Schwarzman acknowledged comments he made three days after the election, during a meeting of two dozen Fortune 500 CEOs, in which he defended Trump’s reluctance to concede the race. While many of the CEOs reportedly discussed taking collective action if Trump refused to leave the White House, Schwarzman defended the President’s right to legally challenge the outcome.
“I’m a fan of good process,” Schwartzman told Axios, adding that he was “trying to be a voice of reason and express why it’s in the national interest to have all Americans believe the election is being resolved correctly.”
The Blackstone head’s willingness to embrace President-elect Biden as the future commander-in-chief is notable because of his close relationship with Trump. Schwarman parlayed his status as one of Wall Street’s biggest political donors to become a close confidant of the President, particularly on matters relating to trade and U.S.-China policy.
But as the President’s legal challenges to the election’s outcome continue to falter and his administration continues to stonewall the tradition process of handing over the reigns, more business leaders and industry groups have taken Schwarzman’s stance of accepting Biden’s victory and urging an orderly transition of power.

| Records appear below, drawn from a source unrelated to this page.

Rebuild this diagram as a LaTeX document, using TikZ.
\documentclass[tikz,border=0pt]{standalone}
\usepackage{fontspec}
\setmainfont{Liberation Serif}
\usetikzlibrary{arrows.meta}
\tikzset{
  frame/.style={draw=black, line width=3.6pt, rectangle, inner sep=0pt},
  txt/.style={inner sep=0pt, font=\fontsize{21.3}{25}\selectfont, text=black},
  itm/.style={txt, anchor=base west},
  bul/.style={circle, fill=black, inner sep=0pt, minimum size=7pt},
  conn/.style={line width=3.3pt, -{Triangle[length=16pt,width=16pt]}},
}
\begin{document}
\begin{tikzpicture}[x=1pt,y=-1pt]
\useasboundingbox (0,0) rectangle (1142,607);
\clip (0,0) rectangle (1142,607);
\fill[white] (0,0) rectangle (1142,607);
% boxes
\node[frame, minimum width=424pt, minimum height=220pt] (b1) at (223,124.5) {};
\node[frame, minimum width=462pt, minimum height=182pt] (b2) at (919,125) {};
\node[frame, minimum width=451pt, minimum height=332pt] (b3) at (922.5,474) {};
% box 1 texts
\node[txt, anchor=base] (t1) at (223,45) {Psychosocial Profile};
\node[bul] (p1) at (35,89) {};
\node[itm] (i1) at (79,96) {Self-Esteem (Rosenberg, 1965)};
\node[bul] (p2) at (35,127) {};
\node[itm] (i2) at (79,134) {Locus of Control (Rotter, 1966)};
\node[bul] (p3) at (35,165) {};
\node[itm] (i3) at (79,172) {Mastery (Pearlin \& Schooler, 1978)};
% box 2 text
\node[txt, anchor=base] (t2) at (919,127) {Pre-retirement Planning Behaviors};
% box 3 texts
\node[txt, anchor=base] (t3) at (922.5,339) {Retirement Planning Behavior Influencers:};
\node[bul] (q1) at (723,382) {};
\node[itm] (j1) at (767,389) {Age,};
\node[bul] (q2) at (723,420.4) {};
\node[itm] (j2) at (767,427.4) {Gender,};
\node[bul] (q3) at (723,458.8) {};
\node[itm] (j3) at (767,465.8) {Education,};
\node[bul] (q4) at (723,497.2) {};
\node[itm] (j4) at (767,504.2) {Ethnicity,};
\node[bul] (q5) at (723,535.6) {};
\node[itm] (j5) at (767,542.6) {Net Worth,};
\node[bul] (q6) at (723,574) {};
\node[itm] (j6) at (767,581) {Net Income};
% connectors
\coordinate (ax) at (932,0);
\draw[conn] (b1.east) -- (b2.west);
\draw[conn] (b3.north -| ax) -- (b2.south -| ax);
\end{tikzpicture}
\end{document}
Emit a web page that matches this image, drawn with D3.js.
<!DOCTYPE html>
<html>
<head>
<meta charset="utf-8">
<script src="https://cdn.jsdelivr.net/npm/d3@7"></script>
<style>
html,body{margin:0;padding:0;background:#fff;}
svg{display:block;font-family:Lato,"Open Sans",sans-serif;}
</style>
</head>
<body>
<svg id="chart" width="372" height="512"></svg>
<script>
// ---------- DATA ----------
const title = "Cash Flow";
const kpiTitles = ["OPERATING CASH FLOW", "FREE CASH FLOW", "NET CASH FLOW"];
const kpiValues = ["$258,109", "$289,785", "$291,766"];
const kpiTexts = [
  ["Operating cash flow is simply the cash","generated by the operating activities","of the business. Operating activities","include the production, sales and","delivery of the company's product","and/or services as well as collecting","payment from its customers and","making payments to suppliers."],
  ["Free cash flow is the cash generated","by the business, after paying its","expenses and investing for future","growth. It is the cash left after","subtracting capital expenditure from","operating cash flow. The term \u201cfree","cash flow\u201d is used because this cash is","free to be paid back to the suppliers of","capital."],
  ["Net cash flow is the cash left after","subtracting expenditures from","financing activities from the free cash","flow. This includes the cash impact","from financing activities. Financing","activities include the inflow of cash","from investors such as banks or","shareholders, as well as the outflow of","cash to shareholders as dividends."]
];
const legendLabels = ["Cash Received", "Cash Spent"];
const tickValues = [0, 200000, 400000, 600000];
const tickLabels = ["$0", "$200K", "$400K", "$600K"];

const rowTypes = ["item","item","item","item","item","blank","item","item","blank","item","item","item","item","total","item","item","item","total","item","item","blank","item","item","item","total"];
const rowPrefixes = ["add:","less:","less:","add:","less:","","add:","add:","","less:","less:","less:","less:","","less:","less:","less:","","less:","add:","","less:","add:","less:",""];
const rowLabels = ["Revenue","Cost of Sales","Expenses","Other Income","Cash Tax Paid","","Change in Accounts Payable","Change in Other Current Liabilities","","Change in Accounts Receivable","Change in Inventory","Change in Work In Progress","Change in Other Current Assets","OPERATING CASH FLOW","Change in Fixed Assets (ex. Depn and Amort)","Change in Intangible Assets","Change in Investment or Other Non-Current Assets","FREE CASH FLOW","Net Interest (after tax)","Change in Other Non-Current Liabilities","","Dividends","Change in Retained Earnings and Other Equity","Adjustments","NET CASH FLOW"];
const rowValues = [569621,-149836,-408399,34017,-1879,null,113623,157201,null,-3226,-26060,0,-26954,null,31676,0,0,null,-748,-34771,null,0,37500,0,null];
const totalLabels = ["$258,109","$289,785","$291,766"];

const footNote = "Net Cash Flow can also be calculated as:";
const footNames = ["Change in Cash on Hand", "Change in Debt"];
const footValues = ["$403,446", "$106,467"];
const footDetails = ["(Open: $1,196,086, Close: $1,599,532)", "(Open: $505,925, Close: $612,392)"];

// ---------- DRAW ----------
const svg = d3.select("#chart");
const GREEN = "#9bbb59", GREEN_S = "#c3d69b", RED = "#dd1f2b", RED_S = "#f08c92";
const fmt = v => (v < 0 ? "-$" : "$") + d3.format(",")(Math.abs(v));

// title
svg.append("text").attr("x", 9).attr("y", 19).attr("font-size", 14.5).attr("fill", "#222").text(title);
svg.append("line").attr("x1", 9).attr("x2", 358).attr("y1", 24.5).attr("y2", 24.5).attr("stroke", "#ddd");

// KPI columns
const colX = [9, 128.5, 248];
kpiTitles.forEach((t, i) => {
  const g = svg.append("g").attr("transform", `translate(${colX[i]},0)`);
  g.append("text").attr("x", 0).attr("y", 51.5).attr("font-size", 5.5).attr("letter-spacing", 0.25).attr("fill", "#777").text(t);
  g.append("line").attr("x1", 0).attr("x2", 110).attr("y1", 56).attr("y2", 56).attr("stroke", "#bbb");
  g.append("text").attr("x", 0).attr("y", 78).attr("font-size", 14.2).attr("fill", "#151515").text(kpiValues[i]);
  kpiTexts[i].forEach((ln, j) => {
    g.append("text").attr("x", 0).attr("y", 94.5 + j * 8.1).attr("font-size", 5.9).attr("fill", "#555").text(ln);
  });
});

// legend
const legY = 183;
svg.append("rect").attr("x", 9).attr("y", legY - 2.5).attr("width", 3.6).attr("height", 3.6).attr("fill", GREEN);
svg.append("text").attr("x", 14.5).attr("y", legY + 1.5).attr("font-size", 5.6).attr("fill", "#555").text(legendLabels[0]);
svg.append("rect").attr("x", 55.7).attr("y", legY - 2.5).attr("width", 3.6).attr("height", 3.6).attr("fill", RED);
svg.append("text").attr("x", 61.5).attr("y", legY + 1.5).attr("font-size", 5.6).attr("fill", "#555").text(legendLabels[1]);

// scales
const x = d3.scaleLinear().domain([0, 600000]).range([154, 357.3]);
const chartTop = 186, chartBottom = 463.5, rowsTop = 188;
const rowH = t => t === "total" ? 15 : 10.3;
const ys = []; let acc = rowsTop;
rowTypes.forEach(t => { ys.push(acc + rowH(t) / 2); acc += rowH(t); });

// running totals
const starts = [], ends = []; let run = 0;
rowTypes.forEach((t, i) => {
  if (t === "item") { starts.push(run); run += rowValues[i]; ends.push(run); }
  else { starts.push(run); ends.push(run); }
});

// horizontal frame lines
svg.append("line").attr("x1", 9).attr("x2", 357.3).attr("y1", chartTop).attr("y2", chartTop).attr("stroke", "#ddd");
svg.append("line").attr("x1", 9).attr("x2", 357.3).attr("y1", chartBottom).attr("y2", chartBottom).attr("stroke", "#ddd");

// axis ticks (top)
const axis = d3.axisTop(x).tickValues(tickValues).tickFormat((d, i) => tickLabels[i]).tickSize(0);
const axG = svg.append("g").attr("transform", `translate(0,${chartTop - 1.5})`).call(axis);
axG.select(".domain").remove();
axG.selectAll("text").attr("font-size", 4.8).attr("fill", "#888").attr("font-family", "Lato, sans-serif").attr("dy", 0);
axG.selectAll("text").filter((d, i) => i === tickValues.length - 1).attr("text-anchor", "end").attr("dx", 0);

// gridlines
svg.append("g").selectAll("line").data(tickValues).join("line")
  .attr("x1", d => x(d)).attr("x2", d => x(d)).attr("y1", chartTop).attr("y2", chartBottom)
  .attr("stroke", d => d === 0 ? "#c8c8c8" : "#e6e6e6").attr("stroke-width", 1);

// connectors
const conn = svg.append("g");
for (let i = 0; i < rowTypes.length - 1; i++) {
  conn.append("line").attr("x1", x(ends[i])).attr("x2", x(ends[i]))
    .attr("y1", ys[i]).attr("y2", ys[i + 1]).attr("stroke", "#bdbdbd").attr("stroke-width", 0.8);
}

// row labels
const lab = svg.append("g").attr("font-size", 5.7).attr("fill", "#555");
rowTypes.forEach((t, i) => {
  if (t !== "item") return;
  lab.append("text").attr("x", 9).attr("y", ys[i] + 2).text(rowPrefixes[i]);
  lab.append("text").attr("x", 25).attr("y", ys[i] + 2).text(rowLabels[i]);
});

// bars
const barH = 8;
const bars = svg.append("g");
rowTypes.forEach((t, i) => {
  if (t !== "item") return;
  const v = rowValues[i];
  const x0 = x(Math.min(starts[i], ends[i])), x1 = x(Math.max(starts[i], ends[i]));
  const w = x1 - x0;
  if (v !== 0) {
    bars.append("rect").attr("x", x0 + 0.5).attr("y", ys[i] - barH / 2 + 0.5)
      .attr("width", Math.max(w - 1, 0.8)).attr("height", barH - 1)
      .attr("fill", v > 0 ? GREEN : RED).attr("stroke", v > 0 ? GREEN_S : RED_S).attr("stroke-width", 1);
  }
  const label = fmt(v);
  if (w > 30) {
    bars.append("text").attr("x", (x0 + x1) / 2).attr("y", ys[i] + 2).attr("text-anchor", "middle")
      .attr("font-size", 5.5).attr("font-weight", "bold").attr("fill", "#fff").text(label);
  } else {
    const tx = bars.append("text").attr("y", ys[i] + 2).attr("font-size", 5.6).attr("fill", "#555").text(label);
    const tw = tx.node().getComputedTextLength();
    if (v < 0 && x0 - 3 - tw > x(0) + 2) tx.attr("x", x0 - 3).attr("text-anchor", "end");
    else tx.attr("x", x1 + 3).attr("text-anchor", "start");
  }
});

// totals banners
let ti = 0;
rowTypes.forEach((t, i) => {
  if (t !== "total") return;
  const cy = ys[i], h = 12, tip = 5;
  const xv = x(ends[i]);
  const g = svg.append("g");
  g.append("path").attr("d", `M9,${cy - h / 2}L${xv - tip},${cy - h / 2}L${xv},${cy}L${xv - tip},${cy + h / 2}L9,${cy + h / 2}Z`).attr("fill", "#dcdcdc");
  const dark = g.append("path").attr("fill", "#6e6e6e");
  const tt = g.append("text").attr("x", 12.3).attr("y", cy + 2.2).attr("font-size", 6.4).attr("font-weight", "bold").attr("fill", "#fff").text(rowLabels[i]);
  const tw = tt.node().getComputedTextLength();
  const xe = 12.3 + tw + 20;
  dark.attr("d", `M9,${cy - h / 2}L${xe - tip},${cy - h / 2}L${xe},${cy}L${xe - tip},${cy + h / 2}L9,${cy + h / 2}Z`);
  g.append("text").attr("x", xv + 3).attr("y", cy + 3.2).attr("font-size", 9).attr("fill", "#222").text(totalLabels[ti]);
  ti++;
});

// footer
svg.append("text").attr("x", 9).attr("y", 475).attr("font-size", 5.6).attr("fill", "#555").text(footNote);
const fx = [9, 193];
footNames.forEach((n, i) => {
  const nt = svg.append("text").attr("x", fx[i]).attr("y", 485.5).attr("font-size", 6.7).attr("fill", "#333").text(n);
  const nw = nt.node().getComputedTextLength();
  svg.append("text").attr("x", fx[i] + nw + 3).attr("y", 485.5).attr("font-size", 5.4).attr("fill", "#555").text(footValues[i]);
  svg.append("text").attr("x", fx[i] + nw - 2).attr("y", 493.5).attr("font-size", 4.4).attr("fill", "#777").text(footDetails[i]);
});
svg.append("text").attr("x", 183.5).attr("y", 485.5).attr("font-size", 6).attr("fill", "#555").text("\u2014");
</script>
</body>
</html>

Last week saw Tom Donahue, CEO of the U.S. Chamber of Commerce—one of the nation’s most powerful business lobbying groups, and traditionally an advocate for Republican presidential administrations—urge Trump to “not delay the transition a moment longer.” Likewise, the leadership of the National Association of Manufacturers also called on the federal government to begin the transition process last week, while JP Morgan Chase CEO Jamie Dimon appealed for a “peaceful transition” to “a new president,” and Walmart CEO Doug McMillon took the somewhat unusual step of congratulating Biden on his company’s third-quarter earnings call.
So far, those calls have yet to be echoed by most establishment Republicans, the overwhelming majority of whom have refused to publicly challenge the President’s efforts to challenge the election, baselessly cast doubt on its integrity, and stifle the transition process. Their willingness to accommodate Trump appears rooted in an aversion to alienating the Republican base, among whom Trump remains hugely popular.
But even that wall of obedience among mainstream Republicans appears to be cracking. Former New Jersey governor and Trump ally Chris Christie labeled the President’s legal strategy “a national embarrassment” over the weekend, while Sen. Pat Toomey (R-Pa.) congratulated Biden on his victory and Rep. Liz Cheney (R-Wyo.) called on Trump to respect “the sanctity of our electoral process.”
Renowned journalist Carl Bernstein also reported the names of 21 Republican senators who have privately “expressed extreme contempt for Trump and his fitness to be president”—raising the possibility that more lawmakers will break from the President’s ranks in the days and weeks to come.